Census judge denies Trump administration’s bid for new legal team

NEW YORK — A federal judge rejected a request by the Trump administration to assign a new legal team to a lawsuit that blocked the U.S. from adding a citizenship question to the 2020 census.

U.S. District Judge Jesse Furman in Manhattan called the government’s request “patently deficient,” adding that the U.S. had provided “no reasons, let alone ‘satisfactory reasons,’ for the substitution of counsel.”

Government officials have been searching for a way to insert the citizenship question on the census following a Supreme Court ruling that put the administration’s plan on hold because its rationale for the query was “contrived.” The forms for the once-a-decade headcount must be prepared soon to meet the deadline for 2020.

The Trump administration initially accepted the Supreme Court’s ruling and said it had begun printing forms without the question.
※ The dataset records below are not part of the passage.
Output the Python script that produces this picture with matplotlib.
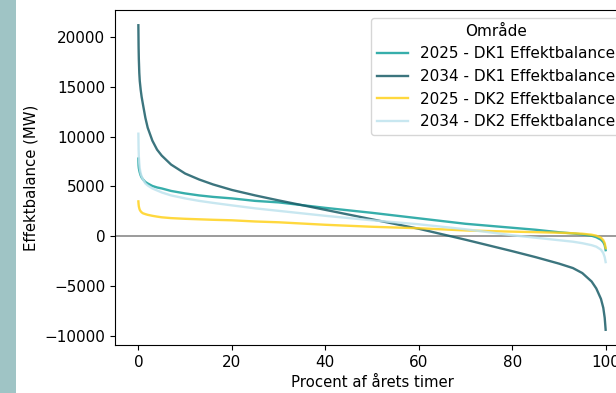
import matplotlib
matplotlib.use("Agg")
import matplotlib.pyplot as plt
from matplotlib.patches import Rectangle

pct = [0, 0.05, 0.1, 0.2, 0.3, 0.5, 0.7, 1, 1.5, 2, 3, 4, 5, 7, 10, 13, 16, 20, 25, 30,
       40, 50, 60, 70, 80, 85, 90, 93, 95, 97, 98, 99, 99.5, 99.8, 100]

dk1_2025 = [7800, 7100, 6850, 6600, 6400, 6100, 5900, 5700, 5450, 5300, 5050, 4900,
            4800, 4550, 4300, 4100, 3950, 3800, 3550, 3400, 2850, 2350, 1800, 1250, 850,
            650, 400, 280, 180, 50, -100, -350, -600, -900, -1400]
dk1_2034 = [21200, 19000, 17800, 16400, 15600, 14700, 14000, 13200, 11900, 10900, 9600,
            8700, 8100, 7200, 6300, 5700, 5200, 4650, 4100, 3600, 2650, 1700, 750, -350,
            -1500, -2100, -2750, -3200, -3700, -4550, -5250, -6300, -7200, -8200, -9400]
dk2_2025 = [3500, 3200, 3000, 2800, 2650, 2500, 2400, 2300, 2220, 2150, 2050, 1970,
            1900, 1820, 1750, 1700, 1650, 1600, 1480, 1400, 1150, 950, 800, 580, 460, 410,
            350, 300, 250, 150, 50, -150, -400, -700, -1200]
dk2_2034 = [10300, 8800, 8000, 7300, 6800, 6300, 6000, 5700, 5300, 5100, 4800, 4600,
            4400, 4100, 3800, 3550, 3350, 3100, 2800, 2550, 2050, 1600, 1200, 700, 100,
            -150, -400, -550, -700, -900, -1050, -1350, -1700, -2100, -2600]

labels = ["2025 - DK1 Effektbalance", "2034 - DK1 Effektbalance",
          "2025 - DK2 Effektbalance", "2034 - DK2 Effektbalance"]
series = [dk1_2025, dk1_2034, dk2_2025, dk2_2034]
colors = ["#14a09c", "#1a5d68", "#ffd21c", "#bfe3ee"]

plt.rcParams["font.family"] = ["DejaVu Sans"]
plt.rcParams["font.size"] = 11

fig = plt.figure(figsize=(6.16, 3.93), dpi=100)
fig.patches.append(Rectangle((0, 0), 16 / 616, 1, transform=fig.transFigure,
                             facecolor="#9fc4c5", edgecolor="none", zorder=-1))
ax = fig.add_axes([115 / 616, 1 - 345 / 393, (629 - 115) / 616, (345 - 10) / 393])

for vals, lab, col in zip(series, labels, colors):
    ax.plot(pct, vals, color=col, lw=1.7, label=lab, alpha=0.85)

ax.axhline(0, color="#808080", lw=1.1, zorder=1)
ax.set_xticks([0, 20, 40, 60, 80, 100])
ax.set_yticks([-10000, -5000, 0, 5000, 10000, 15000, 20000])
ax.tick_params(labelsize=11)
ax.set_xlabel("Procent af årets timer", fontsize=10.7)
ax.set_ylabel("Effektbalance (MW)", fontsize=10.7)
ax.legend(title="Område", loc="upper right", fontsize=11, title_fontsize=11)

fig.savefig("out.png", dpi=100)
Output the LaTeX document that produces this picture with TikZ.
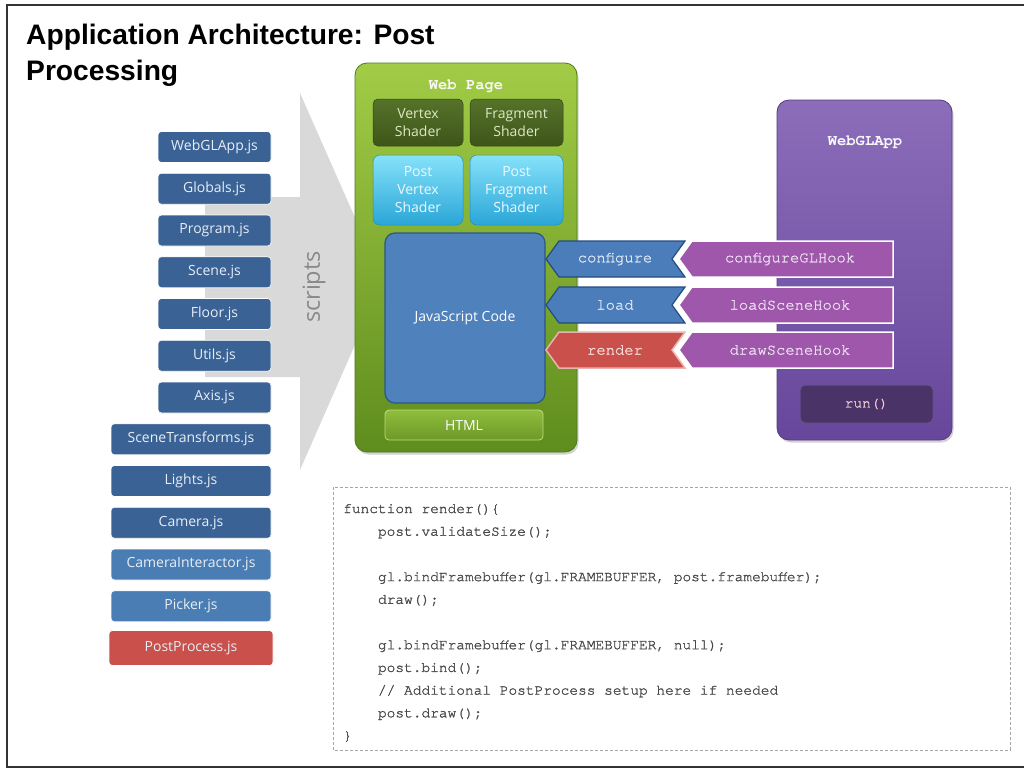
\documentclass[tikz,border=0pt]{standalone}
\usepackage{fontspec}
\setmainfont{Open Sans}
\newfontfamily\titlefont{Liberation Sans}
\newfontfamily\codefont{texgyrecursor}[Extension=.otf, UprightFont=*-regular, BoldFont=*-bold, FakeBold=1.4]
\newfontfamily\labelfont{texgyrecursor}[Extension=.otf, UprightFont=*-regular, BoldFont=*-bold, FakeBold=1.3]
\newfontfamily\headfont{texgyrecursor}[Extension=.otf, UprightFont=*-regular, BoldFont=*-bold]
\usetikzlibrary{shadows}
\definecolor{fileblue}{HTML}{3A6295}
\definecolor{filelight}{HTML}{4A7DB3}
\definecolor{filered}{HTML}{C9504B}
\definecolor{filetext}{HTML}{E8EEF6}
\definecolor{arrowgrey}{HTML}{D9D9D9}
\definecolor{scriptgrey}{HTML}{8A8A8A}
\definecolor{greentop}{HTML}{A2CC46}
\definecolor{greenbot}{HTML}{5F8D1E}
\definecolor{greenline}{HTML}{4E7A18}
\definecolor{olivetop}{HTML}{56722A}
\definecolor{olivebot}{HTML}{3E5519}
\definecolor{olivetext}{HTML}{DDE8C4}
\definecolor{cyantop}{HTML}{86E2F9}
\definecolor{cyanbot}{HTML}{2AA6D8}
\definecolor{jsblue}{HTML}{4F81BD}
\definecolor{jsline}{HTML}{2B5788}
\definecolor{htmltop}{HTML}{8FBE3E}
\definecolor{htmlbot}{HTML}{6D9827}
\definecolor{purpletop}{HTML}{8C6DBA}
\definecolor{purplebot}{HTML}{66479B}
\definecolor{purpleline}{HTML}{563A80}
\definecolor{hookpurple}{HTML}{9E57AA}
\definecolor{hooktext}{HTML}{EBDDF0}
\definecolor{tagblue}{HTML}{4A7DBA}
\definecolor{tagline}{HTML}{244D80}
\definecolor{tagtext}{HTML}{DCE6F2}
\definecolor{redline}{HTML}{EBB3B0}
\definecolor{redtext}{HTML}{F6DCDA}
\definecolor{rundark}{HTML}{4A3366}
\definecolor{runline}{HTML}{6A5090}
\definecolor{codegrey}{HTML}{4A4A4A}
\definecolor{dashgrey}{HTML}{A6A6A6}
\begin{document}
\begin{tikzpicture}[x=1pt,y=-1pt,
  file/.style={rounded corners=3.5pt, fill=fileblue, text=filetext,
    font=\fontsize{14}{16}\selectfont, minimum height=31, inner sep=0,
    draw=white, line width=0.6},
  lightfile/.style={file, fill=filelight},
  redfile/.style={file, fill=filered, minimum height=35},
  olivebox/.style={rounded corners=5pt, top color=olivetop, bottom color=olivebot,
    draw=olivebot!80!black, line width=0.5, text=olivetext, align=center,
    font=\fontsize{14}{18}\selectfont, inner sep=0},
  cyanbox/.style={rounded corners=7pt, top color=cyantop, bottom color=cyanbot,
    draw=cyanbot!85!black, line width=0.5, text=white!93!cyan, align=center,
    font=\fontsize{14}{18}\selectfont, inner sep=0},
  monolabel/.style={font=\labelfont\fontsize{15.5}{17}\selectfont},
  monotitle/.style={font=\headfont\bfseries\fontsize{15.5}{17}\selectfont, text=white!95!gray},
  bluetag/.style={fill=tagblue, draw=tagline, line width=1.2},
  redtag/.style={fill=filered, draw=redline, line width=1.5},
  hook/.style={fill=hookpurple, draw=white, line width=1.5},
  codeline/.style={anchor=base west, inner sep=0, text=codegrey,
    font=\codefont\fontsize{14.5}{17}\selectfont}
]
\useasboundingbox (0,0) rectangle (1024,769);
\fill[white] (0,0) rectangle (1024,769);
% frame
\draw[line width=2, black!80] (1024,5) -- (7,5) -- (7,767) -- (1024,767);

% title
\node[anchor=base west, inner sep=0, font=\titlefont\bfseries\fontsize{28.2}{36}\selectfont] (title1) at (26,44) {Application Architecture: Post};
\node[anchor=base west, inner sep=0, font=\titlefont\bfseries\fontsize{28.2}{36}\selectfont] (title2) at (26,80) {Processing};

% big grey arrow
\fill[arrowgrey] (205,197) -- (300,197) -- (300,93) -- (383,281) -- (300,470) -- (300,377) -- (205,377) -- cycle;
\node[rotate=90, text=scriptgrey, font=\fontsize{23.5}{26}\selectfont] (scripts) at (314,287) {scripts};

% files
\node[file, minimum width=113] (f1) at (214.5,147) {WebGLApp.js};
\node[file, minimum width=113] (f2) at (214.5,188.75) {Globals.js};
\node[file, minimum width=113] (f3) at (214.5,230.5) {Program.js};
\node[file, minimum width=113] (f4) at (214.5,272.25) {Scene.js};
\node[file, minimum width=113] (f5) at (214.5,314) {Floor.js};
\node[file, minimum width=113] (f6) at (214.5,355.75) {Utils.js};
\node[file, minimum width=113] (f7) at (214.5,397.5) {Axis.js};
\node[file, minimum width=160] (f8) at (191,439.25) {SceneTransforms.js};
\node[file, minimum width=160] (f9) at (191,481) {Lights.js};
\node[file, minimum width=160] (f10) at (191,522.75) {Camera.js};
\node[lightfile, minimum width=160] (f11) at (191,564.5) {CameraInteractor.js};
\node[lightfile, minimum width=160] (f12) at (191,606.25) {Picker.js};
\node[redfile, minimum width=164] (f13) at (191,648) {PostProcess.js};

% web page
\node[rounded corners=12pt, top color=greentop, bottom color=greenbot, draw=greenline,
  line width=0.8, minimum width=222, minimum height=389, inner sep=0,
  drop shadow={shadow xshift=1.5pt, shadow yshift=-2.5pt, opacity=0.35}] (web) at (466,257.5) {};
\node[monotitle] (webtitle) at (466,86) {Web Page};
\node[olivebox, minimum width=90, minimum height=47] (vs) at (418,122.5) {Vertex\\Shader};
\node[olivebox, minimum width=93, minimum height=47] (fs) at (516.5,122.5) {Fragment\\Shader};
\node[cyanbox, minimum width=90, minimum height=70] (pvs) at (418,190) {Post\\Vertex\\Shader};
\node[cyanbox, minimum width=93, minimum height=70] (pfs) at (516.5,190) {Post\\Fragment\\Shader};
\node[rounded corners=10pt, fill=jsblue, draw=jsline, line width=1.2, minimum width=160,
  minimum height=170, inner sep=0, text=white, font=\fontsize{14}{16}\selectfont] (js) at (465,318) {JavaScript Code};
\node[rounded corners=4pt, top color=htmltop, bottom color=htmlbot, draw=greentop!70!white,
  line width=0.8, minimum width=158, minimum height=30, inner sep=0, text=white,
  font=\fontsize{14}{16}\selectfont] (html) at (464,425) {HTML};

% WebGLApp
\node[rounded corners=12pt, top color=purpletop, bottom color=purplebot, draw=purpleline,
  line width=0.8, minimum width=175, minimum height=340, inner sep=0,
  drop shadow={shadow xshift=1.5pt, shadow yshift=-2.5pt, opacity=0.35}] (app) at (864.5,270) {};
\node[monotitle] (apptitle) at (865,142) {WebGLApp};
\node[rounded corners=5pt, fill=rundark, draw=runline, line width=1, minimum width=133,
  minimum height=38, inner sep=0, text=white!80!purple,
  font=\labelfont\fontsize{14.5}{17}\selectfont] (run) at (866.5,404) {run()};

% tags row 1
\path[bluetag] (546,259) -- (559,241) -- (685,241) -- (672,259) -- (685,277) -- (559,277) -- cycle;
\path[hook] (679,259) -- (692,241) -- (893,241) -- (893,277) -- (692,277) -- cycle;
\node[monolabel, text=tagtext] (cfg) at (615,259) {configure};
\node[monolabel, text=hooktext] (cfghook) at (790,259) {configureGLHook};
% row 2
\path[bluetag] (546,305) -- (559,287) -- (685,287) -- (672,305) -- (685,323) -- (559,323) -- cycle;
\path[hook] (679,305) -- (692,287) -- (893,287) -- (893,323) -- (692,323) -- cycle;
\node[monolabel, text=tagtext] (load) at (615,305) {load};
\node[monolabel, text=hooktext] (loadhook) at (790,305) {loadSceneHook};
% row 3
\path[redtag] (546,350) -- (559,332) -- (685,332) -- (672,350) -- (685,368) -- (559,368) -- cycle;
\path[hook] (679,350) -- (692,332) -- (893,332) -- (893,368) -- (692,368) -- cycle;
\node[monolabel, text=redtext] (render) at (615,350) {render};
\node[monolabel, text=hooktext] (drawhook) at (790,350) {drawSceneHook};

% code box
\draw[dashgrey, line width=1, dash pattern=on 3pt off 2pt] (333,487) rectangle (1010,750);
\node[codeline] (c1) at (343,513) {function render()\{};
\node[codeline] (c2) at (377.8,535.7) {post.validateSize();};
\node[codeline] (c3) at (377.8,581.1) {gl.bindFramebuffer(gl.FRAMEBUFFER, post.framebuffer);};
\node[codeline] (c4) at (377.8,603.8) {draw();};
\node[codeline] (c5) at (377.8,649.2) {gl.bindFramebuffer(gl.FRAMEBUFFER, null);};
\node[codeline] (c6) at (377.8,671.9) {post.bind();};
\node[codeline] (c7) at (377.8,694.6) {// Additional PostProcess setup here if needed};
\node[codeline] (c8) at (377.8,717.3) {post.draw();};
\node[codeline] (c9) at (343,740) {\}};
\end{tikzpicture}
\end{document}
But in a tweet, Trump subsequently ordered the government to re-examine the issue, prompting the Justice Department to seek alternative ways to proceed.

The Trump administration hasn’t detailed why it sought to replace the U.S. lawyers handling the lawsuit. The Washington Post, citing a person familiar with the matter, said that some of the original lawyers on the case had concerns about the way the government was handling it.

The Justice Department’s “mere expectation that withdrawal of current counsel will not cause any disruption is not good enough,” Furman wrote in an order Tuesday.